## Given material

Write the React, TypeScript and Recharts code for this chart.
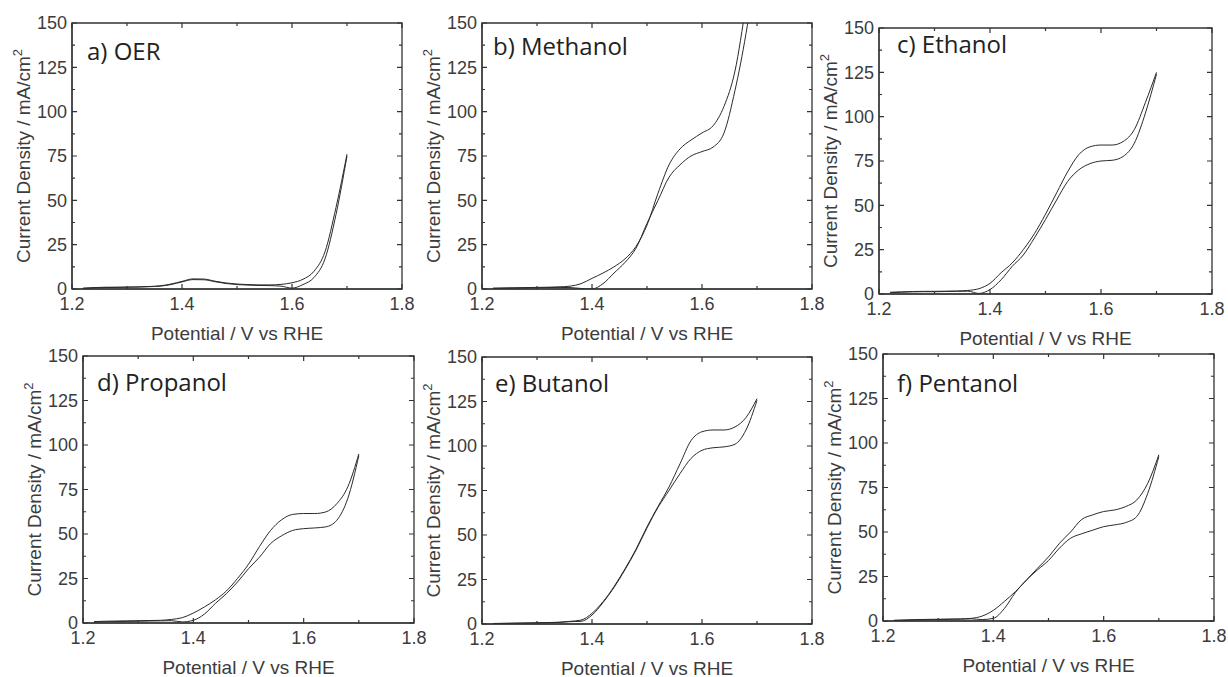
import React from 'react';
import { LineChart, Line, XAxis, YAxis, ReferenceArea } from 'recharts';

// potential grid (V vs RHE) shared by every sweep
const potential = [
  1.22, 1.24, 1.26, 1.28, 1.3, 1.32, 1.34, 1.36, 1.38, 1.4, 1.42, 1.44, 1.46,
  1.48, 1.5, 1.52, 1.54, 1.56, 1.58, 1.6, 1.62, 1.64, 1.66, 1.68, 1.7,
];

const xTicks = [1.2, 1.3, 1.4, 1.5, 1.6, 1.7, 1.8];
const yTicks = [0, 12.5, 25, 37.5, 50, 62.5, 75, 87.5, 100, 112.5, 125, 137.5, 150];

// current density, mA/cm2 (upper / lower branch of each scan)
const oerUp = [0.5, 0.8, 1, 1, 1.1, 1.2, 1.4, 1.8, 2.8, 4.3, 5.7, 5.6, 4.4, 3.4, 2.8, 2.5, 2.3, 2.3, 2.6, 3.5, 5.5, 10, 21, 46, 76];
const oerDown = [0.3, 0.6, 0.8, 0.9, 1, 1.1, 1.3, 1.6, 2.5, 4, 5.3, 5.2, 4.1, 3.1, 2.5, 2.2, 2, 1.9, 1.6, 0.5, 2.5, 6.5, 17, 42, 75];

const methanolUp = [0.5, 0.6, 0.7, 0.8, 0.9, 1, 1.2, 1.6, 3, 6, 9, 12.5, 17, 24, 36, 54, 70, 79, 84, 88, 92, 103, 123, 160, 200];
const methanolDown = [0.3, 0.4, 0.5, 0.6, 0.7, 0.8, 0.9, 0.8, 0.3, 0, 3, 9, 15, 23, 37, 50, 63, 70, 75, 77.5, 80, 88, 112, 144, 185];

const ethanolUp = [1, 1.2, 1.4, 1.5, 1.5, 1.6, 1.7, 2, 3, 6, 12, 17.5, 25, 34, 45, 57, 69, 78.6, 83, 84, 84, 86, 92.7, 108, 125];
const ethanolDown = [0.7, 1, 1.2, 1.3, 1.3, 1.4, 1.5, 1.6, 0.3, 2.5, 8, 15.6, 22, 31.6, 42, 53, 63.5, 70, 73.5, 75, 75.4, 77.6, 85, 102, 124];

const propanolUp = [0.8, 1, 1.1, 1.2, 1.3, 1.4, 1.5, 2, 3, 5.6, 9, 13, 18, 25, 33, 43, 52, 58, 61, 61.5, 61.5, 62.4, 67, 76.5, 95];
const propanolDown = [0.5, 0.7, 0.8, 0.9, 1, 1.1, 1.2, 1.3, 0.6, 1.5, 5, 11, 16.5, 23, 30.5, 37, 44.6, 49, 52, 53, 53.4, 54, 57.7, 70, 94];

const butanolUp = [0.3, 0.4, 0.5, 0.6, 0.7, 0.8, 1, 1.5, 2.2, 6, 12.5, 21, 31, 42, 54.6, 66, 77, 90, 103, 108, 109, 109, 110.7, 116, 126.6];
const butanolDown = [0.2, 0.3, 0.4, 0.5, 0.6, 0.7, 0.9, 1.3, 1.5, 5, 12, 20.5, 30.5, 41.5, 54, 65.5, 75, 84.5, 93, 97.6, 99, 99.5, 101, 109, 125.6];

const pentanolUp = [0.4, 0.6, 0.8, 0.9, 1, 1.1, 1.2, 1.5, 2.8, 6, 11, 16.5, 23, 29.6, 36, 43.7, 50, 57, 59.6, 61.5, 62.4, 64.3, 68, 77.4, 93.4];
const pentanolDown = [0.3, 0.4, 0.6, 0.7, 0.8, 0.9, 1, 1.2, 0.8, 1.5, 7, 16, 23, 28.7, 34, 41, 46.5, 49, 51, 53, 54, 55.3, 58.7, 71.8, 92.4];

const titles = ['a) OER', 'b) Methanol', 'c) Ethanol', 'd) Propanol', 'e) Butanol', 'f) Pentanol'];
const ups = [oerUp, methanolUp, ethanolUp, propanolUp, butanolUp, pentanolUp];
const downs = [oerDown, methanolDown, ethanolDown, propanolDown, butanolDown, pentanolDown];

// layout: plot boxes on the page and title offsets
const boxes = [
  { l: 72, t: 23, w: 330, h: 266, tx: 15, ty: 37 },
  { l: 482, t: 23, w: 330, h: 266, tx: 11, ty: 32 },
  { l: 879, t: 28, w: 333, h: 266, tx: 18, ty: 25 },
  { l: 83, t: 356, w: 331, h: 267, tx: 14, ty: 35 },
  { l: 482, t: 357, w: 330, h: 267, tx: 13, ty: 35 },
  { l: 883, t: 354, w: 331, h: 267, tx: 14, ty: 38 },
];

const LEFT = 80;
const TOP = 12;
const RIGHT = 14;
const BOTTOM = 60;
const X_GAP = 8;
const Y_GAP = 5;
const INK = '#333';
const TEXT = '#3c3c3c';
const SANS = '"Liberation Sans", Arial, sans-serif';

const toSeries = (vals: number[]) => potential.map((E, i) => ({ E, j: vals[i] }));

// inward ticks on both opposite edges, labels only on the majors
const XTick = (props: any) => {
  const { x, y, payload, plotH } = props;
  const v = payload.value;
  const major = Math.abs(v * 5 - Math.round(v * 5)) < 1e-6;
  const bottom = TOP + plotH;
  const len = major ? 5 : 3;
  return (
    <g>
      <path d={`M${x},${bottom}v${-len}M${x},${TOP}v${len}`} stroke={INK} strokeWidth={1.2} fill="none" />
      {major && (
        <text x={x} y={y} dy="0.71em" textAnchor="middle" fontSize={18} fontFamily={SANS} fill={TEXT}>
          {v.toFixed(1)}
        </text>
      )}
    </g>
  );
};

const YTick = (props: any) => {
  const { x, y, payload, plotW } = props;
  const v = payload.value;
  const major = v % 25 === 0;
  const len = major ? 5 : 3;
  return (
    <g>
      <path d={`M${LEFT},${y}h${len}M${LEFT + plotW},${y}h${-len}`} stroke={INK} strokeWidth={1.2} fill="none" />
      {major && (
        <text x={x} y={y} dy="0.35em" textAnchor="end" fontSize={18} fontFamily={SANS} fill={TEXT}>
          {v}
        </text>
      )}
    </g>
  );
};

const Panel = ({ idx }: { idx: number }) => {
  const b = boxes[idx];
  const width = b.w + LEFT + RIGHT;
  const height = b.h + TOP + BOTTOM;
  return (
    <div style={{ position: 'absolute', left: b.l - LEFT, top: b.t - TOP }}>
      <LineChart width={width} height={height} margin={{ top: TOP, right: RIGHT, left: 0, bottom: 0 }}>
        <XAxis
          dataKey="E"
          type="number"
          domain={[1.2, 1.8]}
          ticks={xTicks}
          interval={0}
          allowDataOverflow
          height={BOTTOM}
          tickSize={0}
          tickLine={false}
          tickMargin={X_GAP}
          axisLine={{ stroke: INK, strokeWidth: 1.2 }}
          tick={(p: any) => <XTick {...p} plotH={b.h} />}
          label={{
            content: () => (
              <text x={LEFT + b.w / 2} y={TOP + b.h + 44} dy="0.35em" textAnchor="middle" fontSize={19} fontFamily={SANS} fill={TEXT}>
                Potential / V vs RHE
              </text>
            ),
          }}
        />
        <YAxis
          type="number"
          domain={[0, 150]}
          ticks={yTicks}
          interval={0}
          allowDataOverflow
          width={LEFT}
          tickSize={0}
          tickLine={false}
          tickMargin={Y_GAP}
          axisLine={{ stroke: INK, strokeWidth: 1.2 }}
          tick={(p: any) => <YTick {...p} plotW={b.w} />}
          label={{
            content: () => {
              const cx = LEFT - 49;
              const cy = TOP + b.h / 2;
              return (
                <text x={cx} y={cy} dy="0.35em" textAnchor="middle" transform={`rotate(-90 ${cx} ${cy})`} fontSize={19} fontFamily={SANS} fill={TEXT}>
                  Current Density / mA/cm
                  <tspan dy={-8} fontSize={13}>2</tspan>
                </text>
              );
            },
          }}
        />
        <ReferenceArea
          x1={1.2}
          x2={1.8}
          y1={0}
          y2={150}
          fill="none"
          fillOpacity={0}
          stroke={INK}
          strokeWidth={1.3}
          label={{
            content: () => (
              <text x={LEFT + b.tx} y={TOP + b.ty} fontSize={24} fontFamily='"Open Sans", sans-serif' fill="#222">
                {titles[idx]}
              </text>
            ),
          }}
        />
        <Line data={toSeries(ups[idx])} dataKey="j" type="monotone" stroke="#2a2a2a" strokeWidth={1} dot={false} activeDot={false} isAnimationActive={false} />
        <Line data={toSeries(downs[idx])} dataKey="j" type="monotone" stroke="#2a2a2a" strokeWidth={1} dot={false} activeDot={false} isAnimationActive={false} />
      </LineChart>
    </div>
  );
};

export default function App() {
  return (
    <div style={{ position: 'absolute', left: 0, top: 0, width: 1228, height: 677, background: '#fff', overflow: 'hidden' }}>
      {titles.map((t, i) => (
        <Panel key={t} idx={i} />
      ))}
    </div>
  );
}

## Work to do
List the lines that contain the word "React".

## Exercise answer
Write the React, TypeScript and Recharts code for this chart.
import React from 'react';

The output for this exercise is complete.